At 2-1 I was off the proverbial cliff edge and at least feeling like I could make a day of it. Round 4 I went up against brobots flown by Sean from San Diego. While I wasn't able to ionize them off the board like I was hoping, my plan was solid enough to pin one down facing away from my fleet (moved that way to avoid the debris and board edge), while the 2nd one shot me. But, I got through the B brother fast enough that I had enough guns to bear to take down D eventually. Another 100-37 win (Or maybe 100-58, I can't remember) was just enough to bring me to 3-1. At 3-1, I started to hope.
Round 5, I faced off against another incredibly nice person, Geordan. He was playing Corran Horn with 2 Z-95s and a stresshog. I decide to put everything I can into killing Horn. A few turns later, I'm smiling as a stressed Horn is on a rock with one hull. Less so the next turn when Horn survives the turn, and starts regenerating shields. I end up making a desperate 3 bank with my stresshog while the hopeless HWKs try to turn around. I'm able to put a 2nd stress back on horn to allow me to stay in range and the range 3 shot at Horn hitting twice and seeing 4 blanks staring back pulls the game back from disaster. It cost me though, while the remaining HWK does its thing, the y dies to his stresshog and his Z-95 gets away. My stresshog dies as time expires and my single uninjured HWK lives but so does his 2 health Tala. A 6 point victory puts me in the modified win camp, and 4-1, but modified 4-1 doesn't look good in a field of about 80 players. This was easily the most dice-extreme game of the day. Fits of tremendous good and bad luck. The game was stolen from me, then stolen from him, then barely mine with a lot of extreme dice on both sides (Mostly evades). Driving home today, Iain tells me that the really nice guy I played that round was the guy who updates Yet Another X-Wing Miniatures Squad Builder. Probably good I did not know that before, as the gushing would have been almost as awkward (hawkward?) as when I would have tried to hug him. Your site is awesome. Thank you.
Round 6 faced me off with Michael, another of Phoenix Squadron. I think it was the only Phoenix-on-Phoenix action of the day, but in the end, I had a very narrow victory against a great local guy in a game that was totally going his way, except HWKs were able to ionize. He ran a 5-ship rebel list with a stresshog, 2 b-wings (tactician/FCS and FCS) and 2 Z-95s. I had one turn where I actually shot all 5 ships (Ionizing 4), but he was killing me faster than I was killing him. Fortunately, the spread out damage caught up to him and I had just enough ion cannons remaining to finish the job, with the help of him rolling a hit on every asteroid he hit. As time was expiring his last ship went off the board and my 1-health stresshog and remaining HWK helped me go 5-1 with a modified win.
It turns out, a modified win earned me 10th place. I have a shiny set of shield tokens and a great deal more X-wing knowledge.
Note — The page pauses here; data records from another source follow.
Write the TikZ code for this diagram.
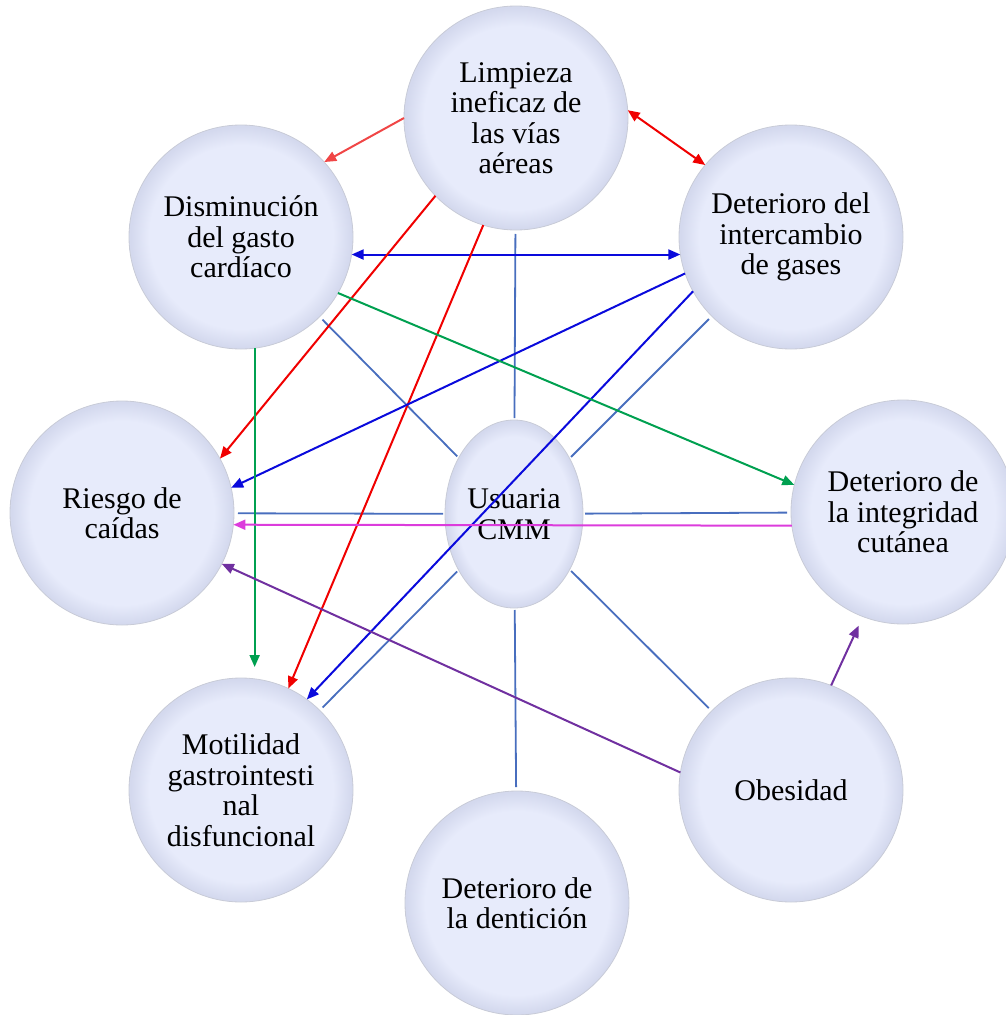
\documentclass[tikz,border=0pt]{standalone}
\usepackage{fontspec}
\setmainfont{Liberation Serif}
\usetikzlibrary{arrows.meta,shapes.geometric,calc}
\definecolor{bIn}{RGB}{231,235,251}
\definecolor{bOut}{RGB}{212,217,238}
\definecolor{rimC}{RGB}{200,203,215}
\definecolor{steelC}{RGB}{72,110,190}
\definecolor{redC}{RGB}{240,0,0}
\definecolor{redL}{RGB}{240,70,70}
\definecolor{blueC}{RGB}{10,10,220}
\definecolor{greenC}{RGB}{0,160,80}
\definecolor{magC}{RGB}{220,60,220}
\definecolor{purC}{RGB}{112,48,160}
\pgfdeclareradialshading{bubble}{\pgfpoint{0bp}{0bp}}{color(0bp)=(bIn); color(20.5bp)=(bIn); color(24.6bp)=(bOut); color(25bp)=(bOut); color(50bp)=(bOut)}
\tikzset{
  bub/.style={circle, minimum size=224pt, inner sep=0pt, outer sep=0pt,
    shading=bubble, draw=rimC, line width=0.8pt, align=center,
    font=\fontsize{30}{30.5}\selectfont, text=black},
  hub/.style={bub, ellipse, minimum width=138pt, minimum height=188pt},
  spoke/.style={draw=steelC, line width=1.8pt, shorten >=4pt, shorten <=2pt},
  rel/.style={line width=2pt, -{Triangle[length=12pt,width=10pt]}},
  relboth/.style={line width=2pt, {Triangle[length=12pt,width=10pt]}-{Triangle[length=12pt,width=10pt]}}
}
\begin{document}
\begin{tikzpicture}[x=1pt,y=-1pt]
\useasboundingbox (0,0) rectangle (1006,1015);
% nodes
\node[bub] (L) at (516,118) {Limpieza\\ineficaz de\\las vías\\aéreas};
\node[bub] (D) at (241,237) {Disminución\\del gasto\\cardíaco};
\node[bub] (I) at (791,237) {Deterioro del\\intercambio\\de gases};
\node[bub] (R) at (122,513) {Riesgo de\\caídas};
\node[bub] (G) at (903,512) {Deterioro de\\la integridad\\cutánea};
\node[bub] (M) at (241,790) {Motilidad\\gastrointesti\\nal\\disfuncional};
\node[bub] (O) at (791,790) {Obesidad};
\node[bub] (T) at (517,903) {Deterioro de\\la dentición};
\node[hub] (C) at (514,514) {Usuaria\\CMM};
% spokes from the centre
\draw[spoke] (C) -- (L);
\draw[spoke] (C) -- (D);
\draw[spoke] (C) -- (I);
\draw[spoke] (C) -- (R);
\draw[spoke] (C) -- (G);
\draw[spoke] (C) -- (M);
\draw[spoke] (C) -- (O);
\draw[spoke] (C) -- (T);
% relations
\draw[rel, redL] (L.180) -- (D.42.4);
\draw[relboth, redC] (L.4) -- (I.140.5);
\draw[relboth, blueC] (D.-9.3) -- (I.189.3);
\draw[rel, redC] (L.224.6) -- (R.29);
\draw[rel, redC] (L.253.6) -- (M.65.5);
\draw[rel, blueC] (I.199.5) -- (R.13.6);
\draw[rel, blueC] (I.209.5) -- (M.54.6);
\draw[rel, greenC, shorten >=11pt] (D.-83.3) -- (D.-83.3 |- M.north);
\draw[rel, greenC] (D.-30) -- (G.166.3);
\draw[rel, magC] (G.187.1) -- (R.-6.5);
\draw[rel, purC] (O.171.8) -- (R.-27.7);
\draw[rel, purC, shorten >=10pt] (O.69.3) -- (G.-111.4);
\end{tikzpicture}
\end{document}
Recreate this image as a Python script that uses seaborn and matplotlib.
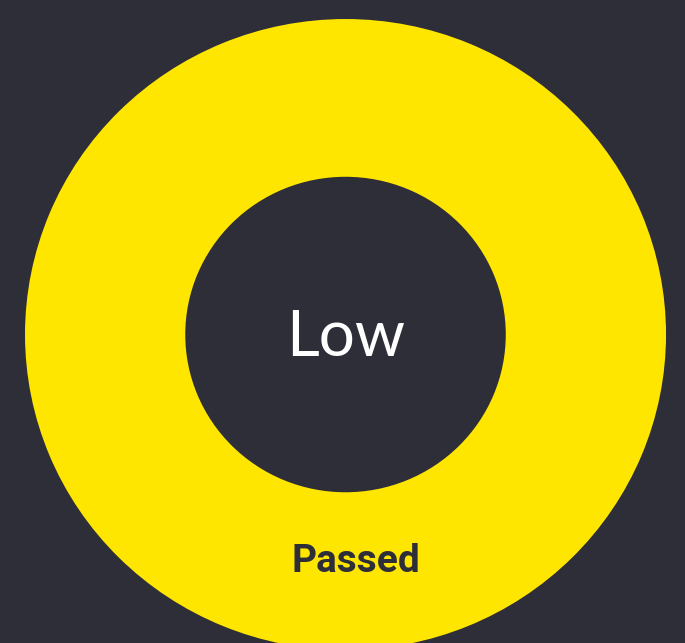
import matplotlib
matplotlib.use("Agg")
import matplotlib.pyplot as plt
import seaborn as sns

# data
status_labels = ["Passed"]
status_values = [1]
risk_level = "Low"

# colours
bg_color = "#2E2E38"
ring_color = "#FFE600"

sns.set_theme(style="white")
plt.rcParams["font.family"] = ["Lato", "DejaVu Sans"]

fig = plt.figure(figsize=(6.85, 6.43), dpi=100)
fig.patch.set_facecolor(bg_color)

# axes placed so the ring is cut off at the bottom like the original
ax = fig.add_axes([0.0365, -0.0109, 0.9358, 0.9813])
ax.set_facecolor(bg_color)

ax.pie(
    status_values,
    colors=[ring_color],
    radius=1.0,
    startangle=90,
    wedgeprops=dict(width=0.5, linewidth=0, antialiased=True),
)
ax.set_aspect("auto")
ax.set_xlim(-1, 1)
ax.set_ylim(-1, 1)
ax.axis("off")

# centre text
ax.text(0, -0.01, risk_level, ha="center", va="center",
        color="white", fontsize=46, fontweight="normal")

# wedge label
ax.text(0.033, -0.718, status_labels[0], ha="center", va="center",
        color=bg_color, fontsize=28, fontweight="bold",
        family=["Roboto", "DejaVu Sans"])

fig.savefig("out.png", dpi=100, facecolor=bg_color)
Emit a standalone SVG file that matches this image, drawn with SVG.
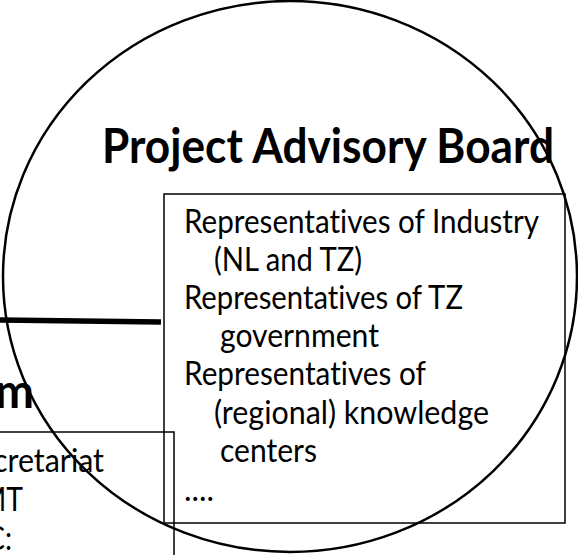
<svg xmlns="http://www.w3.org/2000/svg" width="578" height="555" viewBox="0 0 578 555">
<style>
  .bg { fill: #ffffff; }
  .ring { fill: none; stroke: #000; stroke-width: 2.5; }
  .box { fill: none; stroke: #000; stroke-width: 1.5; }
  .link { fill: none; stroke: #000; stroke-width: 5.5; }
  text { font-variant-ligatures: none; font-feature-settings: "liga" 0, "clig" 0; }
  .title { font-family: Lato, "Liberation Sans", sans-serif; font-weight: bold; font-size: 48px; fill: #000; }
  .body { font-family: Lato, "Liberation Sans", sans-serif; font-size: 32px; fill: #000; }
</style>
<rect class="bg" x="0" y="0" width="578" height="555"/>
<g id="project-team">
  <rect class="box" x="-10" y="432" width="184" height="160"/>
  <text class="title" x="34" y="408" text-anchor="end" textLength="39" lengthAdjust="spacingAndGlyphs">m</text>
  <text class="body" x="104" y="472" text-anchor="end" textLength="111" lengthAdjust="spacingAndGlyphs">cretariat</text>
  <text class="body" x="23" y="511" text-anchor="end" textLength="43" lengthAdjust="spacingAndGlyphs">MT</text>
  <text class="body" x="12" y="550" text-anchor="end" textLength="26" lengthAdjust="spacingAndGlyphs">C:</text>
</g>
<g id="connectors">
  <line class="link" x1="0" y1="320" x2="161" y2="322"/>
</g>
<g id="project-advisory-board">
  <ellipse class="ring" cx="290" cy="276.5" rx="287" ry="275.5"/>
  <rect class="box" x="164" y="194" width="401" height="329"/>
  <text class="title" x="102" y="163" textLength="452" lengthAdjust="spacingAndGlyphs">Project Advisory Board</text>
  <text class="body" x="184" y="233" textLength="355" lengthAdjust="spacingAndGlyphs">Representatives of Industry</text>
  <text class="body" x="214" y="271" textLength="148" lengthAdjust="spacingAndGlyphs">(NL and TZ)</text>
  <text class="body" x="184" y="309" textLength="279" lengthAdjust="spacingAndGlyphs">Representatives of TZ</text>
  <text class="body" x="220" y="347" textLength="159" lengthAdjust="spacingAndGlyphs">government</text>
  <text class="body" x="184" y="385" textLength="242" lengthAdjust="spacingAndGlyphs">Representatives of</text>
  <text class="body" x="214" y="424" textLength="275" lengthAdjust="spacingAndGlyphs">(regional) knowledge</text>
  <text class="body" x="220" y="462" textLength="97" lengthAdjust="spacingAndGlyphs">centers</text>
  <text class="body" x="184" y="501" textLength="30" lengthAdjust="spacingAndGlyphs">....</text>
</g>
</svg>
Wave 7 and a Raider will be here soon and I will not be able to attend Nationals or Worlds, which is too bad. The meta will change up again, and it is likely that I will not be able to HWK on for much longer. But, the lessons I've learned this regional season I hope will carry me into the next year. Perhaps the final point, I played 12 games during these regionals, (and dozens more practice games), talked to dozens of really amazing x-wing players and people. I met people from Arizona, New Mexico, Colorado, Texas, and California (at least) and didn't meet one person, in the bunch, that was anything other than awesome to talk to and play against. Plus, if I'm reading the data correctly, when this weekend's lists update, I will have flown 6 of the 7 rebel operatives reported to be used this regional season. Thank you all, I learned a lot and it was fun!